Jal began dabbling in rap, and one of his home demo tapes got regional airplay, leading to a record deal. In 2005, single Gua ("peace" in his native Nuer) won global attention and an invitation for Jal to perform at the Live 8 benefits. "That was the beginning of the end of poverty in my life," says Jal, who relocated to London to pursue music full time. "I started supporting myself."

He began performing widely, and his music appeared on benefit albums War Child: Help! A Day in the Life and Instant Karma, as well as in the film Blood Diamond and TV's ER.

A spokesman for Make Poverty History, Jal hopes someday to build a school in McCune's name to rehabilitate child soldiers. He sees little hope for ending the genocide in Darfur until multiple nations pressure Sudan's leaders.

"Wars are made by rich people to kill poor people," he says. "The wealthiest Sudanese don't know what war is.
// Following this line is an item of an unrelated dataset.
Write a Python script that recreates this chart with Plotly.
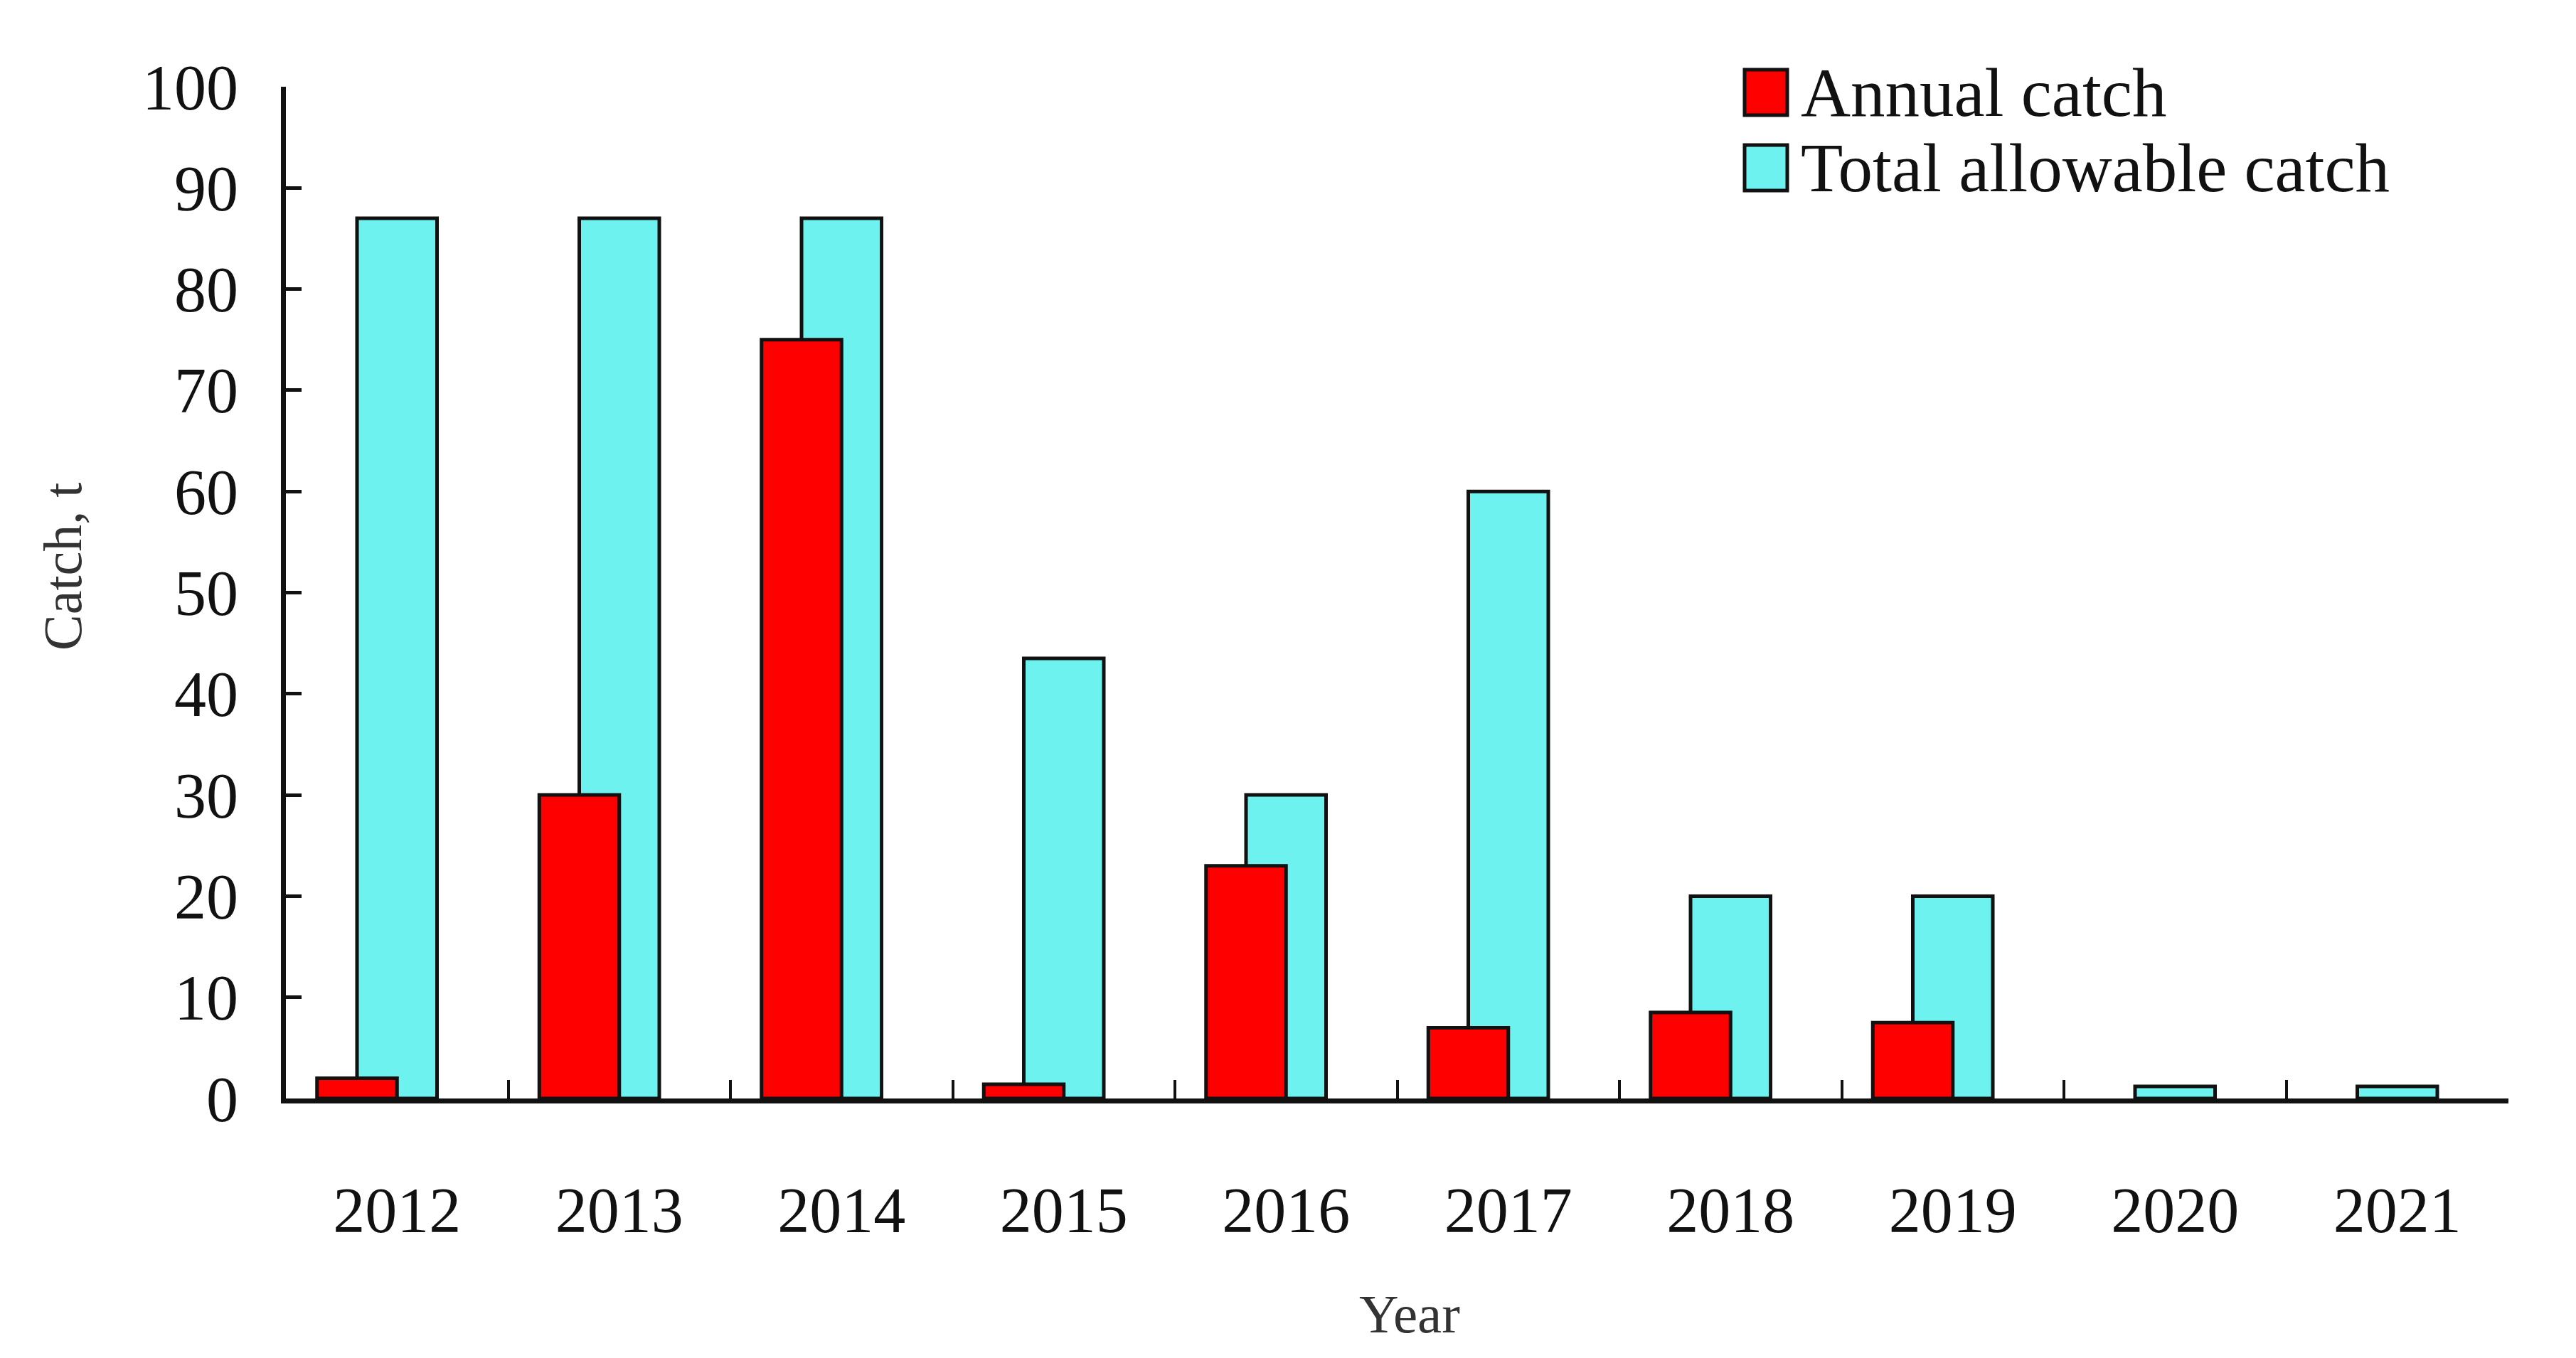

Their children are safe in school." He grins. "But I don't want the wealthy to hate me, because I'm going to join them soon."

Jal cracks jokes to cope. He has never seen a psychiatrist and still struggles with nightmares.

"The killing and stealing I did in war, I can justify with what happened in my home," he says. "I don't feel guilty, but I'm haunted. I used to say, 'Why didn't I die?' Now I know I'm here to tell my story."